Production of mainline jets is set to reach 1,600 units this year as Airbus and Boeing gear up for a big output push.
The rise, from a combined 1,481 units in 2017, will represent an increase of around 8%, the largest percentage change in annual output since 2012 and similar to the rate of increase in 2013. The rate rises add more strain to an already under-pressure supply chain.
Based on the OEMs’ most recent statements on their 2018 outlook, Boeing will remain the market leader delivering between 810 and 815 aircraft. This is a 6-6.8% increase on the US manufacturer’s 763 deliveries in 2017.
Airbus is aiming to close in on its rival with commercial aircraft president Fabrice Bregier saying last month that he expected output to increase from 718 deliveries last year to "close to 800" in 2018.

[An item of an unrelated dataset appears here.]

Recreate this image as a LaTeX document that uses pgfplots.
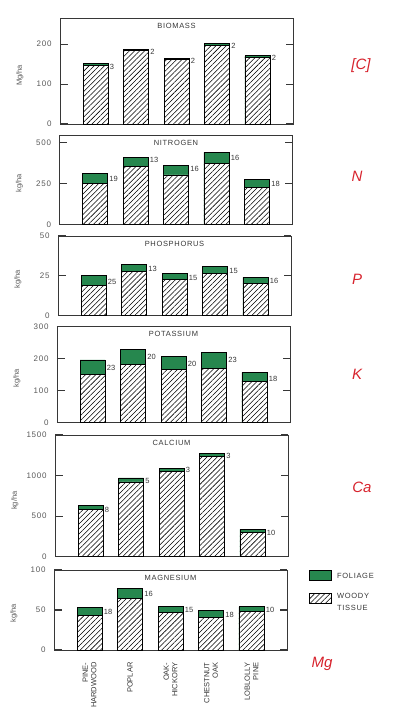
\documentclass[border=0pt]{standalone}
\usepackage{pgfplots}
\pgfplotsset{compat=1.18}
\usetikzlibrary{patterns.meta}
\usepackage{fontspec}
\setmainfont{Liberation Sans}
\newfontfamily\lettering{Liberation Sans}[LetterSpace=9]
\definecolor{foliage}{RGB}{38,135,78}
\definecolor{ink}{RGB}{55,55,55}
\definecolor{anno}{RGB}{215,35,45}

\pgfplotsset{
  panel/.style={
    scale only axis, width=233pt,
    xmin=-0.877, xmax=4.877, ymin=0,
    xtick=\empty,
    ytick pos=both, ytick align=inside, major tick length=7.5pt,
    ytick style={draw=ink, line width=1.1pt},
    axis line style={line width=0.9pt, draw=ink},
    scaled y ticks=false,
    /pgf/number format/assume math mode=true,
    /pgf/number format/1000 sep={},
    yticklabel style={font=\lettering\fontsize{8}{8}\selectfont, text=black!65, xshift=-5pt},
    every axis y label/.style={at={(axis description cs:-0.172,0.46)}, rotate=90, anchor=center, font=\fontsize{7.5}{8}\selectfont, text=black!65},
    title style={at={(0.5,1)}, anchor=north, yshift=-7.5pt, font=\lettering\fontsize{7.5}{8}\selectfont, text=ink},
    clip=false,
  },
  fol/.style={ybar, bar width=25pt, bar shift=0pt, fill=foliage, draw=black, line width=0.8pt},
  wood/.style={ybar, bar width=25pt, bar shift=0pt, fill=white, draw=black, line width=0.8pt,
    postaction={pattern={Lines[angle=45,distance=3.6pt,line width=0.55pt]}}},
  pct/.style={draw=none, mark=none, nodes near coords, point meta=explicit symbolic,
    nodes near coords style={anchor=west, inner sep=0.5pt, font=\fontsize{7.5}{8}\selectfont, text=ink}},
}

\begin{document}
\begin{tikzpicture}
\useasboundingbox (0,0) rectangle (398pt,-720pt);

% BIOMASS
\begin{axis}[panel, at={(60pt,-124pt)}, anchor=south west, height=105.7pt,
  ymax=265, ytick={0,100,200}, ylabel={Mg/ha}, title={BIOMASS}]
\addplot[fol] coordinates {(0,151) (1,188) (2,165) (3,201) (4,171)};
\addplot[wood] coordinates {(0,146.5) (1,184.2) (2,161.7) (3,197.0) (4,167.6)};
\addplot[pct] coordinates {(0.34,143) [3] (1.34,182) [2] (2.34,157) [2] (3.34,196) [2] (4.34,165) [2]};
\end{axis}

% NITROGEN
\begin{axis}[panel, at={(59.5pt,-224.3pt)}, anchor=south west, height=89.3pt,
  ymax=545, ytick={0,250,500}, ylabel={kg/ha}, title={NITROGEN}]
\addplot[fol] coordinates {(0,311) (1,408) (2,358) (3,439) (4,274)};
\addplot[wood] coordinates {(0,252) (1,355) (2,301) (3,369) (4,225)};
\addplot[pct] coordinates {(0.34,280) [19] (1.34,392) [13] (2.34,335) [16] (3.34,406) [16] (4.34,246) [18]};
\end{axis}

% PHOSPHORUS
\begin{axis}[panel, at={(58pt,-315.7pt)}, anchor=south west, height=79.7pt,
  ymax=50, ytick={0,25,50}, ylabel={kg/ha}, title={PHOSPHORUS}]
\addplot[fol] coordinates {(0,25.0) (1,32.1) (2,26.5) (3,31.0) (4,24.0)};
\addplot[wood] coordinates {(0,18.8) (1,27.9) (2,22.5) (3,26.4) (4,20.2)};
\addplot[pct] coordinates {(0.34,21.2) [25] (1.34,29.2) [13] (2.34,23.75) [15] (3.34,28.1) [15] (4.34,21.7) [16]};
\end{axis}

% POTASSIUM
\begin{axis}[panel, at={(57pt,-422.3pt)}, anchor=south west, height=96pt,
  ymax=300, ytick={0,100,200,300}, ylabel={kg/ha}, title={POTASSIUM}]
\addplot[fol] coordinates {(0,195) (1,228) (2,205) (3,219) (4,156)};
\addplot[wood] coordinates {(0,150) (1,182) (2,164) (3,169) (4,128)};
\addplot[pct] coordinates {(0.34,171) [23] (1.34,205) [20] (2.34,182) [20] (3.34,195) [23] (4.34,137) [18]};
\end{axis}

% CALCIUM
\begin{axis}[panel, at={(55pt,-556.7pt)}, anchor=south west, height=121.7pt,
  ymax=1500, ytick={0,500,1000,1500}, ylabel={kg/ha}, title={CALCIUM}]
\addplot[fol] coordinates {(0,627) (1,971) (2,1086) (3,1270) (4,336)};
\addplot[wood] coordinates {(0,577) (1,922) (2,1053) (3,1232) (4,302)};
\addplot[pct] coordinates {(0.34,582) [8] (1.34,930) [5] (2.34,1066) [3] (3.34,1238) [3] (4.34,299) [10]};
\end{axis}

% MAGNESIUM
\begin{axis}[panel, at={(54pt,-650pt)}, anchor=south west, height=80pt,
  ymax=100, ytick={0,50,100}, ylabel={kg/ha}, title={MAGNESIUM},
  xtick={0,1,2,3,4},
  xticklabels={{PINE-\\HARDWOOD},{POPLAR},{OAK-\\HICKORY},{CHESTNUT\\OAK},{LOBLOLLY\\PINE}},
  xtick style={draw=none}, xticklabel shift=9pt,
  xticklabel style={rotate=90, anchor=east, align=right, font=\fontsize{7.5}{8.5}\selectfont, text=ink}]
\addplot[fol] coordinates {(0,53) (1,77) (2,55) (3,50) (4,54)};
\addplot[wood] coordinates {(0,43.5) (1,64.7) (2,46.8) (3,41) (4,48.6)};
\addplot[pct] coordinates {(0.34,47) [18] (1.34,70) [16] (2.34,50) [15] (3.34,44) [18] (4.34,50) [10]};
\end{axis}

% legend
\draw[line width=0.7pt, fill=foliage] (309pt,-570.5pt) rectangle (331pt,-580.5pt);
\node[anchor=west, font=\lettering\fontsize{7.5}{8}\selectfont, text=ink, inner sep=0pt] at (337pt,-575.5pt) {FOLIAGE};
\draw[line width=0.7pt, fill=white, postaction={pattern={Lines[angle=45,distance=3.6pt,line width=0.55pt]}}] (309pt,-593.5pt) rectangle (331pt,-603.5pt);
\node[anchor=north west, align=left, font=\lettering\fontsize{7.5}{12}\selectfont, text=ink, inner sep=0pt] at (337pt,-593pt) {WOODY\\TISSUE};

% handwritten annotations
\begin{scope}[every node/.style={text=anno, font=\fontsize{15}{15}\selectfont\itshape}]
\node at (361pt,-66pt) {[C]};
\node at (357pt,-176pt) {N};
\node at (357pt,-279pt) {P};
\node at (357pt,-374pt) {K};
\node at (362pt,-487pt) {Ca};
\node at (322pt,-664pt) {Mg};
\end{scope}
\end{tikzpicture}
\end{document}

The main driver in the production hike is the continuing expansion of single-aisle production. Last year, Airbus shipped 558 A320 family aircraft while Boeing produced 529 737s – a combined 1,087 deliveries. This year, combined single-aisle output is likely to exceed 1,200 units.
Speaking in January about 2017’s orders and deliveries, Bregier forecast that Airbus single-aisle production will be “well above rate 60 [a month] in 2019” with “much greater potential beyond that”. The outgoing executive added that he expected “in 2020 that Airbus will become the leader in not only the sales, but also the deliveries”.